Thinking back on the procedure, it seems the preload isn't really critical (the preload range is really wide), as long as the bearings are seated it seems the preload is "right". I read through Timken's recommendation (the pub is 10424) for the rear bearing series and the only criticality they list is bore size for the hub, and that's a huge press fit (one of mine was nearly 0.004, which is at the upper limit). The spindle/bearing fit is a slip fit (which it has to be, you can't press it on, even if you have the axle out), so the shaft tolerance is really loose, for a bearing.

I think the objective of the procedure writers was just to ensure that everything was pulled up tight; the design seems to be self locating.

HTH
 
Last edited:
EDIT: this is for new bearings; I didn't reuse the old ones.

I just did this on two of my 80s. IME, the FSM spec is too tight. Both times I set the preload to the middle of the range, lined the nut marks up with the marks on the spindle and after the test drive, the hubs were too hot the touch. An infrared thermometer said over 180°. I pulled the cover and loosed the nut until it lined up with the next spindle mark. That seemed to be the right operating preload, but it didn't match the FSM spring scale load.

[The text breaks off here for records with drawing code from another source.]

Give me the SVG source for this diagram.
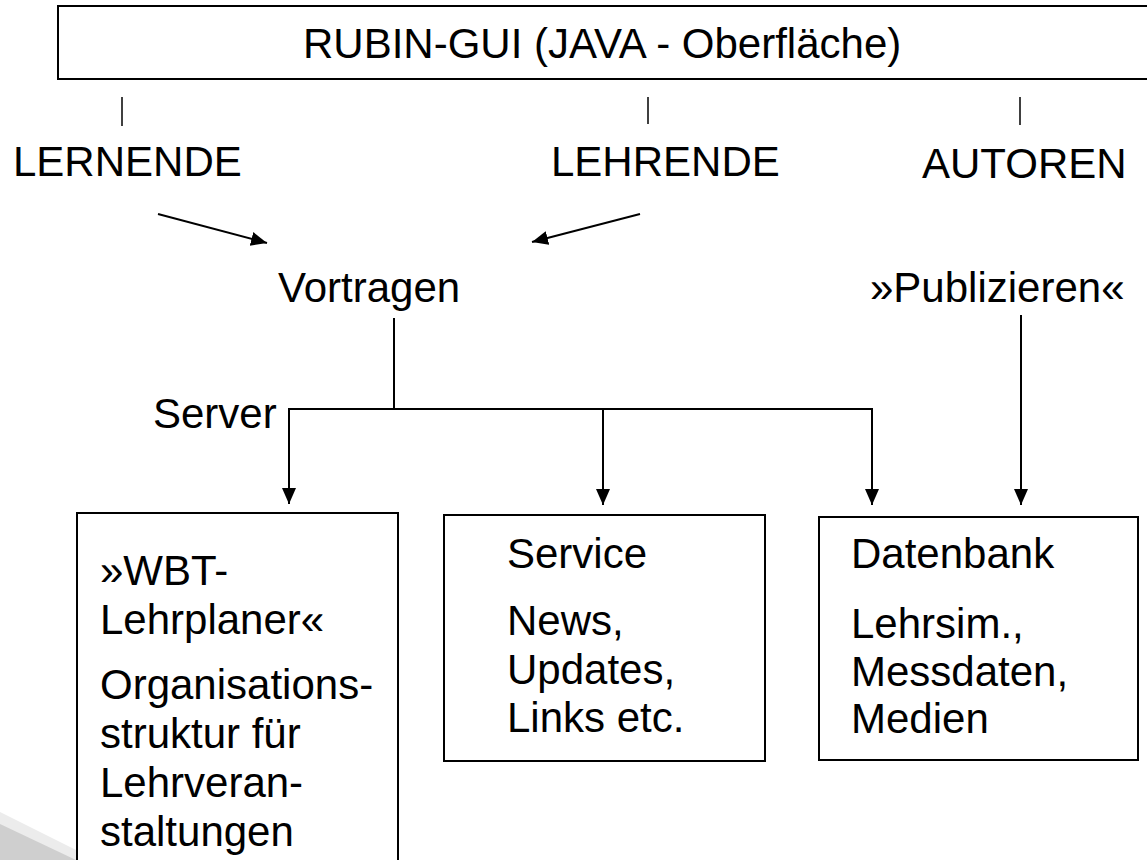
<svg xmlns="http://www.w3.org/2000/svg" width="1147" height="860" viewBox="0 0 1147 860">
<style>
.t{font-family:"Liberation Sans",Arial,sans-serif;font-size:42px;fill:#000}
.box{fill:#fff;stroke:#000;stroke-width:2}
.ln{stroke:#000;stroke-width:2;fill:none}
.tick{stroke:#000;stroke-width:1.5;fill:none}
</style>
<defs>
<marker id="ah" markerUnits="userSpaceOnUse" markerWidth="17" markerHeight="15" refX="16" refY="7" orient="auto">
<path d="M0,0 L16,7 L0,14 Z" fill="#000"/>
</marker>
</defs>
<rect width="1147" height="860" fill="#fff"/>
<g id="shadow">
<path d="M0,812 L96,860 L0,860 Z" fill="#ececec"/>
<path d="M0,824 L76,860 L0,860 Z" fill="#cfcfcf"/>
</g>
<g id="gui">
<rect class="box" x="58" y="6" width="1110" height="73"/>
<text class="t" x="303" y="58">RUBIN-GUI (JAVA - Oberfläche)</text>
</g>
<g id="lernende"><text class="t" x="13" y="176">LERNENDE</text></g>
<g id="lehrende"><text class="t" x="551" y="176">LEHRENDE</text></g>
<g id="autoren"><text class="t" x="922" y="178">AUTOREN</text></g>
<g id="vortragen"><text class="t" x="278" y="302">Vortragen</text></g>
<g id="publizieren"><text class="t" x="870" y="302">»Publizieren«</text></g>
<g id="server"><text class="t" x="153" y="428">Server</text></g>
<g id="wbt">
<rect class="box" x="77" y="513" width="321" height="360"/>
<text class="t" x="100" y="585">»WBT-</text>
<text class="t" x="100" y="634">Lehrplaner«</text>
<text class="t" x="100" y="699">Organisations-</text>
<text class="t" x="100" y="748">struktur für</text>
<text class="t" x="100" y="797">Lehrveran-</text>
<text class="t" x="100" y="846">staltungen</text>
</g>
<g id="service">
<rect class="box" x="444" y="515" width="321" height="246"/>
<text class="t" x="507" y="568">Service</text>
<text class="t" x="507" y="635">News,</text>
<text class="t" x="507" y="684">Updates,</text>
<text class="t" x="507" y="732">Links etc.</text>
</g>
<g id="datenbank">
<rect class="box" x="819" y="517" width="319" height="243"/>
<text class="t" x="851" y="568">Datenbank</text>
<text class="t" x="851" y="638">Lehrsim.,</text>
<text class="t" x="851" y="686">Messdaten,</text>
<text class="t" x="851" y="733">Medien</text>
</g>
<g id="connectors">
<line class="tick" x1="122" y1="97" x2="122" y2="126"/>
<line class="tick" x1="648" y1="97" x2="648" y2="124"/>
<line class="tick" x1="1020" y1="97" x2="1020" y2="125"/>
<line class="ln" x1="158" y1="214" x2="267" y2="243" marker-end="url(#ah)"/>
<line class="ln" x1="640" y1="214" x2="532" y2="242" marker-end="url(#ah)"/>
<line class="ln" x1="394" y1="318" x2="394" y2="409"/>
<line class="ln" x1="289" y1="409" x2="873" y2="409"/>
<line class="ln" x1="289" y1="408" x2="289" y2="504" marker-end="url(#ah)"/>
<line class="ln" x1="603" y1="409" x2="603" y2="505" marker-end="url(#ah)"/>
<line class="ln" x1="872" y1="408" x2="872" y2="505" marker-end="url(#ah)"/>
<line class="ln" x1="1021" y1="315" x2="1021" y2="505" marker-end="url(#ah)"/>
</g>
</svg>
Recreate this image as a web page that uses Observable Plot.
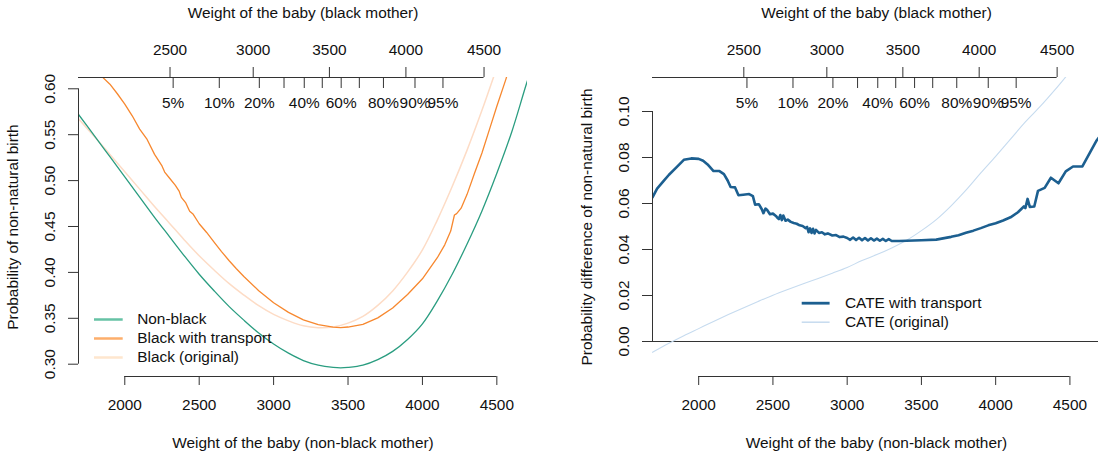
<!DOCTYPE html>
<html>
<head>
<meta charset="utf-8">
<script src="https://cdn.jsdelivr.net/npm/d3@7"></script>
<script src="https://cdn.jsdelivr.net/npm/@observablehq/plot@0.6"></script>
<style>
  body { margin: 0; background: #fff; overflow: hidden; }
  #wrap { position: relative; width: 1098px; height: 457px; overflow: hidden; }
  #wrap svg { position: absolute; top: 0; }
</style>
</head>
<body>
<div id="wrap"></div>
<script>
// ---------------- data ----------------
const xDomain = [1689, 4706];
const probTicks = [0.30, 0.35, 0.40, 0.45, 0.50, 0.55, 0.60];
const diffTicks = [0.00, 0.02, 0.04, 0.06, 0.08, 0.10];
const bottomTicks = [2000, 2500, 3000, 3500, 4000, 4500];
const blackTickLabels = ["2500", "3000", "3500", "4000", "4500"];
const blackTickPos = [2304, 2863, 3375, 3889, 4414];
const pctLabels = ["5%", "10%", "20%", "30%", "40%", "50%", "60%", "70%", "80%", "90%", "95%"];
const pctPos = [2325, 2635, 2904, 3070, 3206, 3327, 3454, 3576, 3738, 3950, 4138];
const pctShown = ["5%", "10%", "20%", "40%", "60%", "80%", "90%", "95%"];

const nonBlackW = [1689, 1800, 1900, 2000, 2100, 2200, 2300, 2400, 2500, 2600, 2700, 2800, 2900, 3000, 3100, 3200, 3300, 3400, 3450, 3500, 3600, 3700, 3800, 3900, 4000, 4100, 4200, 4300, 4400, 4500, 4600, 4700, 4800];
const nonBlackP = [0.572, 0.548, 0.526, 0.504, 0.482, 0.460, 0.439, 0.418, 0.398, 0.380, 0.363, 0.348, 0.334, 0.322, 0.312, 0.304, 0.299, 0.2965, 0.296, 0.2965, 0.299, 0.305, 0.314, 0.327, 0.344, 0.369, 0.398, 0.431, 0.467, 0.508, 0.553, 0.606, 0.656];

const transportW = [1800, 1850, 1900, 1950, 2000, 2050, 2100, 2150, 2200, 2250, 2268, 2300, 2340, 2365, 2380, 2410, 2436, 2460, 2500, 2550, 2600, 2650, 2700, 2750, 2800, 2900, 3000, 3100, 3200, 3300, 3400, 3450, 3500, 3600, 3700, 3800, 3900, 4000, 4100, 4150, 4190, 4215, 4230, 4260, 4300, 4350, 4400, 4450, 4500, 4560, 4620];
const transportP = [0.6205, 0.6127, 0.6050, 0.5946, 0.5834, 0.5706, 0.5561, 0.5448, 0.5286, 0.5160, 0.5093, 0.5028, 0.4947, 0.4886, 0.4817, 0.4757, 0.4666, 0.4633, 0.4530, 0.4435, 0.4330, 0.4227, 0.4130, 0.4040, 0.3955, 0.3801, 0.3670, 0.3565, 0.3483, 0.3431, 0.3403, 0.3399, 0.3405, 0.3433, 0.3505, 0.3613, 0.3760, 0.3930, 0.4160, 0.4300, 0.4450, 0.4625, 0.4640, 0.4700, 0.4850, 0.5080, 0.5300, 0.5555, 0.5810, 0.6100, 0.6420];

const originalW = [1689, 1800, 1900, 2000, 2100, 2200, 2300, 2400, 2500, 2600, 2700, 2800, 2900, 3000, 3100, 3200, 3300, 3400, 3500, 3600, 3700, 3800, 3900, 4000, 4100, 4200, 4300, 4400, 4500];
const originalP = [0.5673, 0.5472, 0.5285, 0.5096, 0.4907, 0.4717, 0.4536, 0.4354, 0.4181, 0.4026, 0.3880, 0.3753, 0.3637, 0.3542, 0.3472, 0.3418, 0.3397, 0.3405, 0.3447, 0.3520, 0.3640, 0.3798, 0.4003, 0.4245, 0.4570, 0.4935, 0.5332, 0.5765, 0.6232];

const cateTW = [1689, 1720, 1760, 1800, 1850, 1900, 1950, 2000, 2030, 2060, 2100, 2140, 2170, 2195, 2215, 2245, 2268, 2300, 2340, 2365, 2380, 2405, 2425, 2436, 2450, 2460, 2480, 2500, 2520, 2530, 2540, 2550, 2560, 2570, 2585, 2600, 2620, 2640, 2660, 2680, 2700, 2720, 2730, 2740, 2750, 2760, 2770, 2780, 2790, 2810, 2830, 2850, 2870, 2900, 2925, 2950, 2975, 3000, 3020, 3040, 3060, 3080, 3100, 3120, 3140, 3160, 3180, 3200, 3220, 3240, 3260, 3280, 3300, 3350, 3400, 3500, 3600, 3700, 3750, 3800, 3850, 3900, 3950, 4000, 4050, 4100, 4150, 4190, 4200, 4215, 4230, 4260, 4285, 4330, 4372, 4423, 4472, 4521, 4584, 4680, 4710];
const cateTV = [0.0627, 0.0665, 0.0695, 0.0725, 0.0757, 0.0790, 0.0796, 0.0794, 0.0786, 0.0770, 0.0741, 0.0741, 0.0728, 0.0700, 0.0672, 0.0670, 0.0636, 0.0638, 0.0641, 0.0632, 0.0595, 0.0597, 0.0575, 0.0558, 0.0578, 0.0573, 0.0553, 0.0556, 0.0546, 0.0538, 0.0532, 0.0550, 0.0528, 0.0548, 0.0525, 0.0530, 0.0520, 0.0515, 0.0512, 0.0505, 0.0502, 0.0493, 0.0498, 0.0475, 0.0492, 0.0472, 0.0490, 0.0470, 0.0485, 0.0472, 0.0475, 0.0466, 0.0470, 0.0461, 0.0463, 0.0454, 0.0456, 0.0450, 0.0442, 0.0452, 0.0441, 0.0451, 0.0440, 0.0450, 0.0439, 0.0449, 0.0439, 0.0447, 0.0438, 0.0446, 0.0437, 0.0445, 0.0437, 0.0437, 0.0438, 0.0440, 0.0443, 0.0455, 0.0462, 0.0473, 0.0482, 0.0493, 0.0505, 0.0514, 0.0526, 0.0540, 0.0562, 0.0587, 0.0580, 0.0620, 0.0585, 0.0587, 0.0655, 0.0668, 0.0712, 0.0688, 0.0740, 0.0761, 0.0761, 0.0874, 0.0900];

const cateOW = [1689, 1800, 1900, 2000, 2100, 2200, 2300, 2400, 2500, 2600, 2700, 2800, 2900, 3000, 3100, 3200, 3300, 3400, 3500, 3600, 3700, 3800, 3900, 4000, 4100, 4200, 4300, 4400, 4500, 4600];
const cateOV = [-0.0047, -0.0008, 0.0025, 0.0056, 0.0087, 0.0117, 0.0146, 0.0174, 0.0201, 0.0226, 0.0250, 0.0273, 0.0297, 0.0322, 0.0352, 0.0378, 0.0407, 0.0440, 0.0482, 0.0530, 0.0590, 0.0658, 0.0733, 0.0805, 0.0880, 0.0955, 0.1022, 0.1095, 0.1172, 0.1245];

const leftNames = ["Non-black", "Black with transport", "Black (original)"];
const rightNames = ["CATE with transport", "CATE (original)"];

// ---------------- drawing ----------------
const H = 457, MT = 77, MB = 81, ML = 78, FS = 15.4;
const ink = "#333";
const txt = {fontSize: FS, fill: "#111"};

function panel(cfg) {
  const {width, marginRight, yDomain, yTicks, yTitle, lines, legend, zeroLine} = cfg;
  const plotW = width - ML - marginRight, plotH = H - MT - MB;
  const marks = [];
  if (zeroLine) marks.push(Plot.ruleY([0], {stroke: ink, strokeWidth: 1}));
  for (const s of lines) {
    marks.push(Plot.line(d3.zip(s.x, s.y), {x: d => d[0], y: d => d[1], stroke: s.color, strokeWidth: s.width, curve: s.curve || "linear", clip: true}));
  }
  // left axis
  marks.push(Plot.ruleX([xDomain[0]], {y1: yTicks[0], y2: yTicks[yTicks.length - 1], stroke: ink}));
  marks.push(Plot.ruleY(yTicks, {insetLeft: -10, insetRight: plotW, stroke: ink}));
  marks.push(Plot.text(yTicks, {y: d => d, text: d => d3.format(".2f")(d), frameAnchor: "left", textAnchor: "middle", lineAnchor: "middle", rotate: -90, dx: -28, ...txt}));
  marks.push(Plot.text([yTitle], {text: d => d, frameAnchor: "left", textAnchor: "middle", lineAnchor: "middle", rotate: -90, dx: -65.4, ...txt}));
  // bottom axis
  marks.push(Plot.ruleY([yDomain[0]], {x1: bottomTicks[0], x2: bottomTicks[bottomTicks.length - 1], stroke: ink}));
  marks.push(Plot.ruleX(bottomTicks, {insetTop: plotH, insetBottom: -9, stroke: ink}));
  marks.push(Plot.text(bottomTicks, {x: d => d, text: d => String(d), frameAnchor: "bottom", lineAnchor: "middle", dy: 29, ...txt}));
  marks.push(Plot.text(["Weight of the baby (non-black mother)"], {text: d => d, frameAnchor: "bottom", lineAnchor: "middle", dy: 67, ...txt}));
  // top axis (black mother)
  marks.push(Plot.ruleY([yDomain[1]], {x1: xDomain[0], x2: blackTickPos[blackTickPos.length - 1], stroke: ink}));
  marks.push(Plot.ruleX(blackTickPos, {insetTop: -10, insetBottom: plotH, stroke: ink}));
  marks.push(Plot.text(blackTickLabels, {x: (d, i) => blackTickPos[i], text: d => d, frameAnchor: "top", lineAnchor: "middle", dy: -27, ...txt}));
  marks.push(Plot.ruleX(pctPos, {insetBottom: plotH - 11, stroke: ink}));
  marks.push(Plot.text(pctLabels, {x: (d, i) => pctPos[i], text: d => d, filter: d => pctShown.includes(d), frameAnchor: "top", lineAnchor: "middle", dy: 25.5, ...txt}));
  marks.push(Plot.text(["Weight of the baby (black mother)"], {text: d => d, frameAnchor: "top", lineAnchor: "middle", dy: -64, ...txt}));
  // legend
  legend.items.forEach((it, k) => {
    const dy = legend.dy0 + k * legend.step;
    marks.push(Plot.ruleY([yDomain[1]], {dy, insetLeft: legend.x1, insetRight: plotW - legend.x2, stroke: it.color, strokeWidth: it.width}));
    marks.push(Plot.text([it.name], {text: d => d, frameAnchor: "top-left", textAnchor: "start", lineAnchor: "middle", dx: legend.tx, dy, ...txt}));
  });
  return Plot.plot({
    width, height: H,
    marginTop: MT, marginBottom: MB, marginLeft: ML, marginRight,
    x: {domain: xDomain, axis: null},
    y: {domain: yDomain, axis: null},
    style: {fontFamily: "'Liberation Sans', Arial, Helvetica, sans-serif", fontSize: FS + "px", background: "transparent", overflow: "visible", color: "#111"},
    marks
  });
}

const left = panel({
  width: 549, marginRight: 22,
  yDomain: [0.2866, 0.6123], yTicks: probTicks,
  yTitle: "Probability of non-natural birth",
  lines: [
    {x: originalW, y: originalP, color: "#fddcc6", width: 1.5, curve: "catmull-rom"},
    {x: nonBlackW, y: nonBlackP, color: "#2a9d80", width: 1.3, curve: "catmull-rom"},
    {x: transportW, y: transportP, color: "#f7882f", width: 1.3}
  ],
  legend: {
    x1: 16, x2: 44.7, tx: 58.7, dy0: 242, step: 19,
    items: [
      {name: leftNames[0], color: "#66c2a5", width: 2.5},
      {name: leftNames[1], color: "#fdae6b", width: 2.5},
      {name: leftNames[2], color: "#fee6ce", width: 2.5}
    ]
  }
});

const right = panel({
  width: 526, marginRight: 0,
  yDomain: [-0.015217, 0.114783], yTicks: diffTicks,
  yTitle: "Probability difference of non-natural birth",
  zeroLine: true,
  lines: [
    {x: cateOW, y: cateOV, color: "#c6dbef", width: 1.1, curve: "catmull-rom"},
    {x: cateTW, y: cateTV, color: "#1c5f90", width: 2.6}
  ],
  legend: {
    x1: 149.7, x2: 177.6, tx: 192.4, dy0: 225.7, step: 19,
    items: [
      {name: rightNames[0], color: "#1c5f90", width: 2.8},
      {name: rightNames[1], color: "#c6dbef", width: 1.5}
    ]
  }
});

const wrap = document.getElementById("wrap");
left.style.left = "0px";
right.style.left = "574px";
wrap.appendChild(left);
wrap.appendChild(right);
</script>
</body>
</html>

Thinking back on the procedure, it seems the preload isn't really critical (the preload range is really wide), as long as the bearings are seated it seems the preload is "right". I read through Timken's recommendation (the pub is 10424) for the rear bearing series and the only criticality they list is bore size for the hub, and that's a huge press fit (one of mine was nearly 0.004, which is at the upper limit). The spindle/bearing fit is a slip fit (which it has to be, you can't press it on, even if you have the axle out), so the shaft tolerance is really loose, for a bearing.

I think the objective of the procedure writers was just to ensure that everything was pulled up tight; the design seems to be self locating.

HTH
Thanks for the info. The FSM picture showed aligning the approximately 2:00 marks, so that's what I did. It felt like it was well over the 45 ft lb of torque (iirc). So, as long as it's tighter than finger tight and a set of marks line up, I should be good? I agree there's a huge range in preload.
 
Thanks for the info. The FSM picture showed aligning the approximately 2:00 marks, so that's what I did. It felt like it was well over the 45 ft lb of torque (iirc). So, as long as it's tighter than finger tight and a set of marks line up, I should be good? I agree there's a huge range in preload.
Now that I think about it, all the installs I did wound up at 2:00, too. At least for my hubs, yes, one mark below the "correct" fishscale preload seems to be the right way to go. I have to service the last hub on one of my 80s this weekend, and I may try setting the preload at the extreme low end of the scale and see where the nut lines up.
 
I have about a four hour drive I have to make today. It's pouring rain and about 60 degrees, maybe that will help keep the hub cooler. I'll pull it back off tomorrow and redo it. When I took it off this time, the nut was able to be loosened by hand. Crazy how that happens.